A wrong proof that the kernel and image are always complementary Let $E$ be a vector space, $f\colon E\rightarrow E$ an endomorphism. Let $A=\ker(f)\oplus \operatorname{im}(f)$; that is $$A=\{x\in E\;|\; \text{there exists a unique}\; (a,b)\in \ker(f)\times\operatorname{im}(f), x=a+b\}.$$ I have a proof that $A=E$ which clearly need not be true, but i don't see what went wrong in my proof. thanks for your help!
Proof $A$ is obviously a subspace of $E$. Moreover  $$\dim(A)=\dim(\ker(f)\oplus \operatorname{im}(f))=\dim(\ker(f)+\dim(\operatorname{im}(f))$$ hence by the rank nullity theorem $$\dim(A)=\dim(E)$$ hence $$A=E.$$
 A: The direct sum of two subspaces of $E$ is an abstract vector space that has a canonical map to $E$, but that map can fail to be injective, and it will precisely when the two subspaces have non-zero intersection. So your mistake is in assuming that the direct sum is a subspace of $E$.

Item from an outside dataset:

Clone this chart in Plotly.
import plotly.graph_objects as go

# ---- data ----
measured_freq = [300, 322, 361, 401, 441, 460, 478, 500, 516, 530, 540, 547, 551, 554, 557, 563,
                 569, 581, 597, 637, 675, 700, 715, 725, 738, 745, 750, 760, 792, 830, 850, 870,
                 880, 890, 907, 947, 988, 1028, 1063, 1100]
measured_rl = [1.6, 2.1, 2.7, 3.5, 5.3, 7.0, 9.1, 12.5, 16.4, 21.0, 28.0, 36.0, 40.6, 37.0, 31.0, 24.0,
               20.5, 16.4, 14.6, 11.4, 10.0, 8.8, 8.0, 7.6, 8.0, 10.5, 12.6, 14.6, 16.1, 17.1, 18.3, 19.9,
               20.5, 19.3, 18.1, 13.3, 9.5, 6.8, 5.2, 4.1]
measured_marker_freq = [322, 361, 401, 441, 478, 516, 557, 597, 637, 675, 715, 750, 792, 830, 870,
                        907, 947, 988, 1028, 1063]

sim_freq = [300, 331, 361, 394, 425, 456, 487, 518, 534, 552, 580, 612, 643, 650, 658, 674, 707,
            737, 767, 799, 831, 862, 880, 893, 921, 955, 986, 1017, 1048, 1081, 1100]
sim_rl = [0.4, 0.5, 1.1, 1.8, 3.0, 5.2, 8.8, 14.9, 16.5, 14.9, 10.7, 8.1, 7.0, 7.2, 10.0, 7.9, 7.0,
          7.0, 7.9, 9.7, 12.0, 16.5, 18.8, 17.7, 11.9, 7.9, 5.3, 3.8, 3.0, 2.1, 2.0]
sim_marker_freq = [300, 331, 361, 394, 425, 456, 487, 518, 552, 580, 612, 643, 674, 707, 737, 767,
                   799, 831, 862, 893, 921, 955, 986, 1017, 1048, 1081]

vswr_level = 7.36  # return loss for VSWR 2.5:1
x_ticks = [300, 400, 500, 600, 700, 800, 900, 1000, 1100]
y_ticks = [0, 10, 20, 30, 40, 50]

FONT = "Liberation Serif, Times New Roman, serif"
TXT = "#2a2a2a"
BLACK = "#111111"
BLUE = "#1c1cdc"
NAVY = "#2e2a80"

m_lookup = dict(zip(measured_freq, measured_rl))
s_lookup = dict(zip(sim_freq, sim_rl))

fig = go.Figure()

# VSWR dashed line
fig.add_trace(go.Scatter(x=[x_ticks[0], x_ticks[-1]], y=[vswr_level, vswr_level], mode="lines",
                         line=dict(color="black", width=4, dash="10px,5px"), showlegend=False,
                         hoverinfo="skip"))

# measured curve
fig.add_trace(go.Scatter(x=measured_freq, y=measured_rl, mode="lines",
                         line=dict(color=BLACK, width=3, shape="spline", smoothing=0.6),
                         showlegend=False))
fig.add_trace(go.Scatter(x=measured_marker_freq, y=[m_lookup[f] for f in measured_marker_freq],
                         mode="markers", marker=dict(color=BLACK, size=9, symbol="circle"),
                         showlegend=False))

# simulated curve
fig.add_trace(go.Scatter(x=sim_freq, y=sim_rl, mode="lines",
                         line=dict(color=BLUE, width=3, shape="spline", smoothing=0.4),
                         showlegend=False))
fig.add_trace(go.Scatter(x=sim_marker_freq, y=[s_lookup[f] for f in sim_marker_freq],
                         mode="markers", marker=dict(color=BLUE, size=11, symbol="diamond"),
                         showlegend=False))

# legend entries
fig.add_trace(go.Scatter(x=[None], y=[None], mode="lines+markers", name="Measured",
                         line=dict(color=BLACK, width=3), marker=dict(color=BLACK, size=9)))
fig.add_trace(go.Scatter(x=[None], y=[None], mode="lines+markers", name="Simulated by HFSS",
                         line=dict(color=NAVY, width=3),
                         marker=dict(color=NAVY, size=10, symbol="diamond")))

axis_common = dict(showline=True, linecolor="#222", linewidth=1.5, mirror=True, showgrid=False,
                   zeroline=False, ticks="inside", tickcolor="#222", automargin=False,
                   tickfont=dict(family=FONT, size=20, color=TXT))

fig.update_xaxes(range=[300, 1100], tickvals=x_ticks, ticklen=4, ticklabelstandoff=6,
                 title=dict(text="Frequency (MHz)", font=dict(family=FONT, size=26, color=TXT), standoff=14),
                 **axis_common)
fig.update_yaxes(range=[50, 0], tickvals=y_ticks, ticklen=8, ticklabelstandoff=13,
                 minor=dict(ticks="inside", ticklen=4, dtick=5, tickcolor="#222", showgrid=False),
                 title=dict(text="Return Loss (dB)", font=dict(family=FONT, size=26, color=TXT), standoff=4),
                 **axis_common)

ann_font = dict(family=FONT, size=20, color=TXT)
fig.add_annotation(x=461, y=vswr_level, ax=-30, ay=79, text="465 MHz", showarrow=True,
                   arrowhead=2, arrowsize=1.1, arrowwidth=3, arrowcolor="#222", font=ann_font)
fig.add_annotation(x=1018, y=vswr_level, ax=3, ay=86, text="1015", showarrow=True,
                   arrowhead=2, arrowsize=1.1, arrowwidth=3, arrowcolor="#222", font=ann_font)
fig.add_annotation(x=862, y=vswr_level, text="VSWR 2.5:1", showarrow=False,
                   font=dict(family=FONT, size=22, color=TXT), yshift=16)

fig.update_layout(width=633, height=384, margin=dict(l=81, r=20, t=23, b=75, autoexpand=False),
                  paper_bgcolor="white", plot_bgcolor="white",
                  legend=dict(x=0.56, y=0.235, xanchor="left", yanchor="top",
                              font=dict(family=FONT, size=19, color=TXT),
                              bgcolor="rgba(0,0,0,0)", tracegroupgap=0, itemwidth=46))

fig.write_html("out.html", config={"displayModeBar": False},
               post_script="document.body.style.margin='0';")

More precisely, if $W_1,W_2$ are subspaces of $E$, then there is $W_1+W_2$, the sum of the two subspaces, which is by definition the subset of $E$ consisting of all sums $w_1+w_2$ with $w_1\in W_1$ and $w_2\in W_2$. This is a subspace of $E$. Then there is the direct sum, $W_1\oplus W_2$, which is, by definition, the set $W_1\times W_2$ with scalar multiplication done component-wise. There is a linear map $W_1\oplus W_2\rightarrow E$ given by $(w_1,w_2)\mapsto w_1+w_2$, so the image is $W_1+W_2\subseteq E$, but there could be a kernel. Namely, if $w$ is a non-zero element of $W_1\cap W_2$, then $(w,-w)\in W_1\oplus W_2$ is non-zero and maps to $w-w=0$. Conversely, if $(w_1,w_2)\mapsto 0$, then $w_1=-w_2\in W_1\cap W_2$. So the induced surjective linear map $W_1\oplus W_2\rightarrow W_1+W_2$ will be an isomorphism if and only if $W_1\cap W_2=\{0\}$.